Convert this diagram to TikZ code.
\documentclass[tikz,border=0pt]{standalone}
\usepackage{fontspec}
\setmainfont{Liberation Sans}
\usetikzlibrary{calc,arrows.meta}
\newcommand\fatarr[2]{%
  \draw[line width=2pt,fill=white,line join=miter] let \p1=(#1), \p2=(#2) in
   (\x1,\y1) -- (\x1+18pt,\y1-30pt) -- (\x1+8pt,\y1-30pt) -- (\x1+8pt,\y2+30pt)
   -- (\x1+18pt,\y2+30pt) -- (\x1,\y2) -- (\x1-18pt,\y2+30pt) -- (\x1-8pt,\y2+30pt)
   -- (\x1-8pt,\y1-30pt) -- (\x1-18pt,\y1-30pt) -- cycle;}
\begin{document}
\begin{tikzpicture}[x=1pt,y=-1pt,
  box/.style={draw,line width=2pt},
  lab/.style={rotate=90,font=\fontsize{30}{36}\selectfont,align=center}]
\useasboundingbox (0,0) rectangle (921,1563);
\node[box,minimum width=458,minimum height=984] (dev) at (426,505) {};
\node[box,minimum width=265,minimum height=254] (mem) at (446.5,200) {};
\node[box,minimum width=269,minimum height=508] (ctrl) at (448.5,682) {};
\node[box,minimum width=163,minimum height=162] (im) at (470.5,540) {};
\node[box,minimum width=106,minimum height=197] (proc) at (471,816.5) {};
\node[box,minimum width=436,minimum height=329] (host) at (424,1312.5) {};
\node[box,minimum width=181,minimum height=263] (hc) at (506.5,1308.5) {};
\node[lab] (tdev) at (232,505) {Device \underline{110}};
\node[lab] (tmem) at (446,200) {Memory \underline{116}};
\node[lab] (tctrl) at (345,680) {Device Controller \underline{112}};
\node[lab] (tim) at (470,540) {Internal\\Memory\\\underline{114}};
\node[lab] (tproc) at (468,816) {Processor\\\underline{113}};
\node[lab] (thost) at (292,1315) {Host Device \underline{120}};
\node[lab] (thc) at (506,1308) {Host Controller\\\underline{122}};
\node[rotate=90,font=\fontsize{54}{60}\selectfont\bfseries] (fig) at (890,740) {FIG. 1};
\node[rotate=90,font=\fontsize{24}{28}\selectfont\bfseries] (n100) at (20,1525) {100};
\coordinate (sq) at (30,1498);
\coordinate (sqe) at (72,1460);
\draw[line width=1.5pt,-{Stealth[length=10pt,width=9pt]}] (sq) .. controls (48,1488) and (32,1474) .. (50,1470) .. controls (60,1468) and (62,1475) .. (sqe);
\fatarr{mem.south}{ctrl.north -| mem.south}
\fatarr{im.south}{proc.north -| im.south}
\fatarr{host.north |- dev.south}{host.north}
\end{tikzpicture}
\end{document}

◆ ◆ ◆

Write out all the lines again, exactly as they are.

Convert this diagram to TikZ code.
\documentclass[tikz,border=0pt]{standalone}
\usepackage{fontspec}
\setmainfont{Liberation Sans}
\usetikzlibrary{calc,arrows.meta}
\newcommand\fatarr[2]{%
  \draw[line width=2pt,fill=white,line join=miter] let \p1=(#1), \p2=(#2) in
   (\x1,\y1) -- (\x1+18pt,\y1-30pt) -- (\x1+8pt,\y1-30pt) -- (\x1+8pt,\y2+30pt)
   -- (\x1+18pt,\y2+30pt) -- (\x1,\y2) -- (\x1-18pt,\y2+30pt) -- (\x1-8pt,\y2+30pt)
   -- (\x1-8pt,\y1-30pt) -- (\x1-18pt,\y1-30pt) -- cycle;}
\begin{document}
\begin{tikzpicture}[x=1pt,y=-1pt,
  box/.style={draw,line width=2pt},
  lab/.style={rotate=90,font=\fontsize{30}{36}\selectfont,align=center}]
\useasboundingbox (0,0) rectangle (921,1563);
\node[box,minimum width=458,minimum height=984] (dev) at (426,505) {};
\node[box,minimum width=265,minimum height=254] (mem) at (446.5,200) {};
\node[box,minimum width=269,minimum height=508] (ctrl) at (448.5,682) {};
\node[box,minimum width=163,minimum height=162] (im) at (470.5,540) {};
\node[box,minimum width=106,minimum height=197] (proc) at (471,816.5) {};
\node[box,minimum width=436,minimum height=329] (host) at (424,1312.5) {};
\node[box,minimum width=181,minimum height=263] (hc) at (506.5,1308.5) {};
\node[lab] (tdev) at (232,505) {Device \underline{110}};
\node[lab] (tmem) at (446,200) {Memory \underline{116}};
\node[lab] (tctrl) at (345,680) {Device Controller \underline{112}};
\node[lab] (tim) at (470,540) {Internal\\Memory\\\underline{114}};
\node[lab] (tproc) at (468,816) {Processor\\\underline{113}};
\node[lab] (thost) at (292,1315) {Host Device \underline{120}};
\node[lab] (thc) at (506,1308) {Host Controller\\\underline{122}};
\node[rotate=90,font=\fontsize{54}{60}\selectfont\bfseries] (fig) at (890,740) {FIG. 1};
\node[rotate=90,font=\fontsize{24}{28}\selectfont\bfseries] (n100) at (20,1525) {100};
\coordinate (sq) at (30,1498);
\coordinate (sqe) at (72,1460);
\draw[line width=1.5pt,-{Stealth[length=10pt,width=9pt]}] (sq) .. controls (48,1488) and (32,1474) .. (50,1470) .. controls (60,1468) and (62,1475) .. (sqe);
\fatarr{mem.south}{ctrl.north -| mem.south}
\fatarr{im.south}{proc.north -| im.south}
\fatarr{host.north |- dev.south}{host.north}
\end{tikzpicture}
\end{document}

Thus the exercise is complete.